Editor’s Note: After recently meeting the Chinese electronic trio Frankfurt Helmet in a barn in the Faroe Islands at G! Festival, somehow the discussion segued from the local IPAs to the world of modern micro-stories.

Throughout their trans-media performances, the group projects snippets of sci-fi non-sequiturs that somehow seemingly connect by virtue of life’s ripples into something complete. Here, in an exclusive op-ed, the band delve into the whys and wherefores of the entrancing world they create through music, words and art…


The band explain: “On our first full-length album, Individuals, a dystopian reckoning was considered. The music on the album is like a gateway to a deep, unknown, and mysterious civilisation. It stands in stark contrast to the present world, yet draws us in like a black hole, beckoning us to slowly follow the sound to the centre of the world.

Individuals constructs a unique worldview from within the band’s subconscious, standing majestically before us. Beneath the constellation, the whole is attributed to the existence of each individual. Their connections and distant gazes scatter despair into the shimmering starlight.

The album’s narrative could be strung together into a sci-fi story, music should be felt, and everyone who hears it should build their own unique imagination and imagery. “One-Sentence Sci-Fi” is a series of micro-stories based on each song from the album.”

Frankfurt Helmet’s entrancing world of one-word sci-fi stories
Credit: Frankfurt Helmet

One day, AI announced it had calculated the laws of the universe, which included one limitation: no self-aware individual was allowed to see them.

Humans constantly modified themselves, from body to mind. After each upgrade, the previous version of humanity would suddenly become riddled with glitches.

“Do you know what’s on the other side of the moon?”

“I do.
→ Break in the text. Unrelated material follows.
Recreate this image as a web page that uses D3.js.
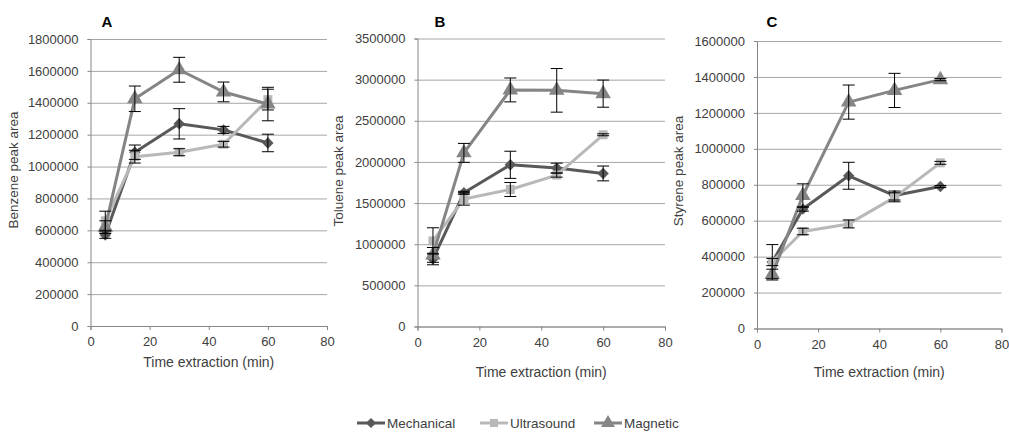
<!DOCTYPE html>
<html lang="en">
<head>
<meta charset="UTF-8">
<title>Peak area vs extraction time</title>
<script src="https://d3js.org/d3.v7.min.js"></script>
<style>
  body { margin: 0; background: #fff; }
  svg text { font-family: 'Liberation Sans', Arial, sans-serif; fill: #404040; }
</style>
</head>
<body>
<div id="chart"></div>
<script>
// x values shared by every series
const times = [5, 15, 30, 45, 60];
const xTicks = [0, 20, 40, 60, 80];
const seriesNames = ['Mechanical', 'Ultrasound', 'Magnetic'];

// A - benzene
const benzeneMechanical = [570000, 1090000, 1268000, 1230000, 1148000];
const benzeneMechanicalErr = [20000, 45000, 95000, 22000, 55000];
const benzeneUltrasound = [660000, 1062000, 1090000, 1140000, 1420000];
const benzeneUltrasoundErr = [60000, 40000, 22000, 18000, 65000];
const benzeneMagnetic = [620000, 1425000, 1607000, 1468000, 1392000];
const benzeneMagneticErr = [40000, 80000, 78000, 62000, 105000];
const benzeneTicks = [0, 200000, 400000, 600000, 800000, 1000000, 1200000, 1400000, 1600000, 1800000];

// B - toluene
const tolueneMechanical = [820000, 1625000, 1965000, 1925000, 1860000];
const tolueneMechanicalErr = [70000, 18000, 165000, 60000, 90000];
const tolueneUltrasound = [1040000, 1550000, 1665000, 1840000, 2330000];
const tolueneUltrasoundErr = [160000, 75000, 85000, 25000, 12000];
const tolueneMagnetic = [870000, 2110000, 2875000, 2870000, 2830000];
const tolueneMagneticErr = [90000, 115000, 145000, 265000, 165000];
const tolueneTicks = [0, 500000, 1000000, 1500000, 2000000, 2500000, 3000000, 3500000];

// C - styrene
const styreneMechanical = [370000, 665000, 850000, 740000, 790000];
const styreneMechanicalErr = [20000, 12000, 75000, 25000, 6000];
const styreneUltrasound = [372000, 540000, 582000, 730000, 922000];
const styreneUltrasoundErr = [95000, 18000, 22000, 25000, 8000];
const styreneMagnetic = [300000, 740000, 1260000, 1325000, 1385000];
const styreneMagneticErr = [30000, 65000, 95000, 95000, 6000];
const styreneTicks = [0, 200000, 400000, 600000, 800000, 1000000, 1200000, 1400000, 1600000];

const colors = ['#595959', '#b8b8b8', '#858585'];
const symbols = [d3.symbolSquare, d3.symbolSquare, d3.symbolTriangle];
const symbolSizes = [65, 80, 105];
const rotations = [45, 0, 0];

const panels = [
  { title: 'A', ylabel: 'Benzene peak area', ticks: benzeneTicks,
    data: [[benzeneMechanical, benzeneMechanicalErr], [benzeneUltrasound, benzeneUltrasoundErr], [benzeneMagnetic, benzeneMagneticErr]],
    left: 90.5, right: 327, top: 39, bottom: 326, titleX: 107, ylabelX: 18, ylabelY: 170, xlabelY: 367 },
  { title: 'B', ylabel: 'Toluene peak area', ticks: tolueneTicks,
    data: [[tolueneMechanical, tolueneMechanicalErr], [tolueneUltrasound, tolueneUltrasoundErr], [tolueneMagnetic, tolueneMagneticErr]],
    left: 417.5, right: 665, top: 38.5, bottom: 326.5, titleX: 440, ylabelX: 343, ylabelY: 171, xlabelY: 377 },
  { title: 'C', ylabel: 'Styrene peak area', ticks: styreneTicks,
    data: [[styreneMechanical, styreneMechanicalErr], [styreneUltrasound, styreneUltrasoundErr], [styreneMagnetic, styreneMagneticErr]],
    left: 757, right: 1001.5, top: 41, bottom: 328.5, titleX: 772, ylabelX: 683, ylabelY: 171, xlabelY: 377 }
];

const svg = d3.select('#chart').append('svg')
  .attr('width', 1009).attr('height', 432);

panels.forEach(p => {
  const x = d3.scaleLinear().domain([0, 80]).range([p.left, p.right]);
  const y = d3.scaleLinear().domain([0, d3.max(p.ticks)]).range([p.bottom, p.top]);
  const g = svg.append('g');

  // gridlines
  g.append('g')
    .attr('transform', `translate(${p.left},0)`)
    .call(d3.axisLeft(y).tickValues(p.ticks).tickSize(-(p.right - p.left)).tickFormat(''))
    .call(a => a.select('.domain').remove())
    .call(a => a.selectAll('line').attr('stroke', '#a6a6a6').attr('stroke-width', 1));

  // y axis
  g.append('g')
    .attr('transform', `translate(${p.left},0)`)
    .call(d3.axisLeft(y).tickValues(p.ticks).tickSize(3).tickPadding(9).tickFormat(d3.format('d')))
    .call(a => a.select('.domain').attr('stroke', '#868686'))
    .call(a => a.selectAll('line').attr('stroke', '#868686'))
    .call(a => a.selectAll('text').style('font-size', '13px').attr('fill', '#404040'));

  // x axis
  g.append('g')
    .attr('transform', `translate(0,${p.bottom})`)
    .call(d3.axisBottom(x).tickValues(xTicks).tickSize(4).tickPadding(7))
    .call(a => a.select('.domain').attr('stroke', '#868686'))
    .call(a => a.selectAll('line').attr('stroke', '#868686'))
    .call(a => a.selectAll('text').style('font-size', '13px').attr('fill', '#404040'));

  // series lines and markers
  p.data.forEach((s, i) => {
    const pts = times.map((t, k) => ({ t, v: s[0][k], e: s[1][k] }));
    g.append('path').datum(pts)
      .attr('fill', 'none').attr('stroke', colors[i]).attr('stroke-width', 3)
      .attr('stroke-linejoin', 'round')
      .attr('d', d3.line().x(d => x(d.t)).y(d => y(d.v)));
    g.selectAll(null).data(pts).enter().append('path')
      .attr('d', d3.symbol().type(symbols[i]).size(symbolSizes[i]))
      .attr('transform', d => `translate(${x(d.t)},${y(d.v)}) rotate(${rotations[i]})`)
      .attr('fill', colors[i]);
  });

  // error bars on top
  p.data.forEach(s => {
    const pts = times.map((t, k) => ({ t, v: s[0][k], e: s[1][k] }));
    const eb = g.selectAll(null).data(pts).enter().append('g').attr('stroke', '#000').attr('stroke-width', 1);
    eb.append('line')
      .attr('x1', d => x(d.t)).attr('x2', d => x(d.t))
      .attr('y1', d => y(d.v - d.e)).attr('y2', d => y(d.v + d.e));
    eb.append('line')
      .attr('x1', d => x(d.t) - 6).attr('x2', d => x(d.t) + 6)
      .attr('y1', d => y(d.v + d.e)).attr('y2', d => y(d.v + d.e));
    eb.append('line')
      .attr('x1', d => x(d.t) - 6).attr('x2', d => x(d.t) + 6)
      .attr('y1', d => y(d.v - d.e)).attr('y2', d => y(d.v - d.e));
  });

  // titles
  g.append('text').attr('x', p.titleX).attr('y', 27)
    .attr('text-anchor', 'middle').style('font-size', '15px').style('font-weight', 'bold')
    .style('fill', '#000').text(p.title);
  g.append('text')
    .attr('transform', `translate(${p.ylabelX},${p.ylabelY}) rotate(-90)`)
    .attr('text-anchor', 'middle').style('font-size', '13.5px').text(p.ylabel);
  g.append('text').attr('x', (p.left + p.right) / 2).attr('y', p.xlabelY)
    .attr('text-anchor', 'middle').style('font-size', '14px').text('Time extraction (min)');
});

// legend
const legendX = [357, 480, 594];
const legend = svg.append('g');
seriesNames.forEach((name, i) => {
  const lg = legend.append('g').attr('transform', `translate(${legendX[i]},423)`);
  lg.append('line').attr('x1', 0).attr('x2', 28).attr('stroke', colors[i]).attr('stroke-width', 3);
  lg.append('path').attr('d', d3.symbol().type(symbols[i]).size(symbolSizes[i] * 0.8))
    .attr('transform', `translate(14,0) rotate(${rotations[i]})`).attr('fill', colors[i]);
  lg.append('text').attr('x', 30).attr('y', 5).style('font-size', '13.5px').text(name);
});
</script>
</body>
</html>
In this timeline, a mirror can only ever show you the back of your own head.”

Scientists finally discovered that no matter how a historical simulator scrambled time or inverted cause and effect, humans could always tell a perfectly convincing story.

After taking off, the commander felt that all his experiences were déjà vu. He later realised he had mixed up the coordinates for “time” and “space”.

Fully armed, he defeated the entire world. But, consumed by loneliness, he was forced to constantly replicate himself to create new enemies.

The child broke his mother’s favourite porcelain. As he tried to piece the fragments back together, he instead created countless versions of his mother.

In the future, another species describes 21st-century humans this way: “They entered the quicksand age. The harder they struggled, the deeper they sank, until they learned to stop resisting and became part of the sand.”

When the collective consciousness of Earth’s humans finally took shape and slowly rose, they believed they had earned a ticket to a higher-level civilisation. But then they heard a voice say, “This generation of humans is flawed. They still don’t understand that collective wisdom cannot hide individual folly.”

Frankfurt Helmet’s entrancing world of one-word sci-fi stories
Credit: Frankfurt Helmet

The band continue: “One-Sentence Sci-Fi” stories were written by renowned sci-fi author Chen Qiufan, based on his interpretation and imagination of each track on our album. He has won numerous domestic and international awards, including multiple Global Chinese Science Fiction Nebula Awards, the Chinese Galaxy Award, the World Fantasy Award for Translation, the Asia Weekly Top Ten Novels of the Year, and the Mao Dun Newcomer Prize. His works have been translated into over 20 languages.

These simple, short sentences and abstract images can spark countless plots and storylines. Music and perception are the guides for our imagination: “In life, we often hear and see words like ‘the majority’, which seem to imply that because most people are a certain way, you should be too. It seems the world’s machine operates, and we navigate through its cold mechanisms, hoping for rules to explain and guide everything. But when we try to use one collective rule to explain it all, will we get what we want?

Within the music, the whole constructed in each song is ultimately the connection between its details. Every note is an irreplaceable part, just as the existence of you, me, and others creates this world, rather than the whole existing before the details.

During the two years we spent creating this album, we saw the turning machine, the cold formations, desolate fantasies, the loneliness of facing the unknown, and vast fragments of dust like stars. Their mutual shimmering connects the light that shines through the darkness.”